Sunday, May 24, 2015

Ideally


Prior to entering Home Study part of the Waiting Child Program (through A New Beginning Adoption Agency) you have to do an intake interview. Part of that is checking yes, no, or maybe to the long list of descriptions/behaviors I talked about in my last post. They want to have parameters to help find a good match (not just for us, but also for the kiddo who'll be coming into our home). It's hard to try and figure out what the ideal situation will look like. We have a general idea, but we're open to the different possibilities.
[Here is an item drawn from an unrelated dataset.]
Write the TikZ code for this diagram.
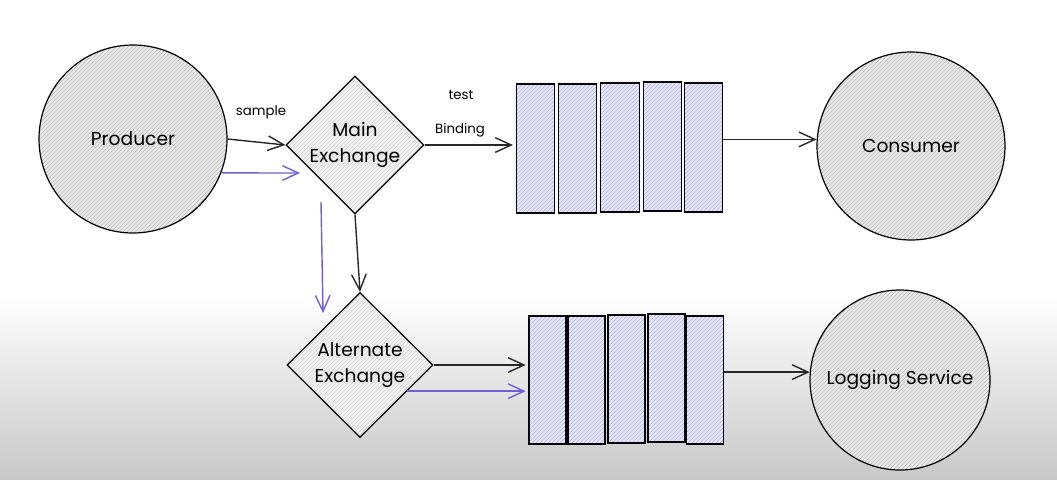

Foster Care has taught us to not have specific expectations. While it is a system, it still is full of individuals and you can't always predict what will happen. We thought we'd only have the kiddos in our home for a few weeks, and we're now coming up to the six month mark. We didn't know what to expect from the kids, from the system, or even from ourselves. We're learning to take things day to day. This helps me with my own expectations of myself, and the unrealistic ones I had in regards to bringing two little kids into our home. Letting go of the expectation that I can have a clean house when I'm up all night with a teething baby. I'm figuring it out slowly, but surely.
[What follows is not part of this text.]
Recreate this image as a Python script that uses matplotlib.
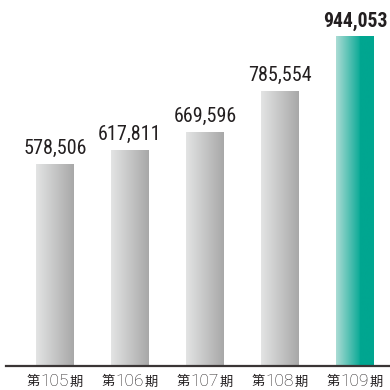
import matplotlib
matplotlib.use("Agg")
import matplotlib.pyplot as plt
import numpy as np
from matplotlib import font_manager
from matplotlib.offsetbox import TextArea, HPacker, AnnotationBbox
from matplotlib.colors import LinearSegmentedColormap

periods = ["105", "106", "107", "108", "109"]
values = [578506, 617811, 669596, 785554, 944053]
value_labels = ["578,506", "617,811", "669,596", "785,554", "944,053"]
highlight = [False, False, False, False, True]

names = {f.name for f in font_manager.fontManager.ttflist}
narrow = "Liberation Sans"
for cand in ["Roboto Condensed", "Archivo Narrow", "Barlow Semi Condensed",
             "Asap Condensed", "Liberation Sans Narrow"]:
    if cand in names:
        narrow = cand
        break
digit_font = "Roboto" if "Roboto" in names else "Liberation Sans"
cjk = "Noto Sans CJK JP"

fig = plt.figure(figsize=(3.9, 3.9), dpi=100)
W = H = 390.0
base_px = 366.0
left_px, right_px = 6.0, 390.0
ax = fig.add_axes([left_px / W, (H - base_px) / H, (right_px - left_px) / W, base_px / H])
scale = 3.5e-4  # px per unit
spacing = 75.0
c0 = 55.0
for s in ["left", "right", "top"]:
    ax.spines[s].set_visible(False)
ax.spines["bottom"].set_color("#3a3535")
ax.spines["bottom"].set_linewidth(1.6)
ax.set_xticks([])
ax.set_yticks([])

x = np.arange(len(values))
bw = 38.0 / spacing
bars = ax.bar(x, values, width=bw, color="none", edgecolor="none", zorder=2)

gray = LinearSegmentedColormap.from_list("g", ["#e3e4e4", "#a8a8a8"])
teal = LinearSegmentedColormap.from_list(
    "t", [(0.0, "#acdcd5"), (0.62, "#10ab98"), (0.63, "#00a690"), (1.0, "#00a690")])
grad = np.linspace(0, 1, 256).reshape(1, -1)
for xi, v, b, hl in zip(x, values, bars, highlight):
    im = ax.imshow(grad, cmap=teal if hl else gray, aspect="auto",
                   extent=[xi - bw / 2, xi + bw / 2, 0, v], zorder=2,
                   interpolation="bilinear")
    im.set_clip_path(b)
ax.set_xlim(-(c0 - left_px) / spacing, (right_px - c0) / spacing)
ax.set_ylim(0, base_px / scale)

for xi, v, lab, hl in zip(x, values, value_labels, highlight):
    ax.annotate(lab, (xi, v), xytext=(0, 5 if hl else 6), textcoords="offset pixels",
                ha="center", va="bottom", fontsize=14.2 if hl else 14.5,
                fontweight="bold" if hl else "normal",
                family=[narrow, "DejaVu Sans"], color="#231f20")

for xi, p in zip(x, periods):
    t1 = TextArea("第", textprops=dict(family=[cjk], fontsize=9.5, color="#231f20"))
    t2 = TextArea(p, textprops=dict(family=[digit_font], fontweight="light",
                                    fontsize=12.5, color="#231f20"))
    t3 = TextArea("期", textprops=dict(family=[cjk], fontsize=9.5, color="#231f20"))
    pk = HPacker(children=[t1, t2, t3], align="baseline", pad=0, sep=0.5)
    ab = AnnotationBbox(pk, (xi, 0), xybox=(0, -15), xycoords="data",
                        boxcoords="offset pixels", frameon=False, box_alignment=(0.5, 0.5),
                        annotation_clip=False)
    ax.add_artist(ab)

fig.savefig("out.png", dpi=100)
I have been realizing that the joy of the journey in life is letting go of expectations and idealistic notions, so when the unexpected comes along you can be open to a better situation. When I was younger I had all these notions of what my life would look like. It is not the way I imagined, it is better. Way better. I wouldn't trade what I have now for those unrealistic ideals from before. Ideally, there is no ideal. Life can take on whatever shape it wants, and I will enjoy the unexpected delights that it offers.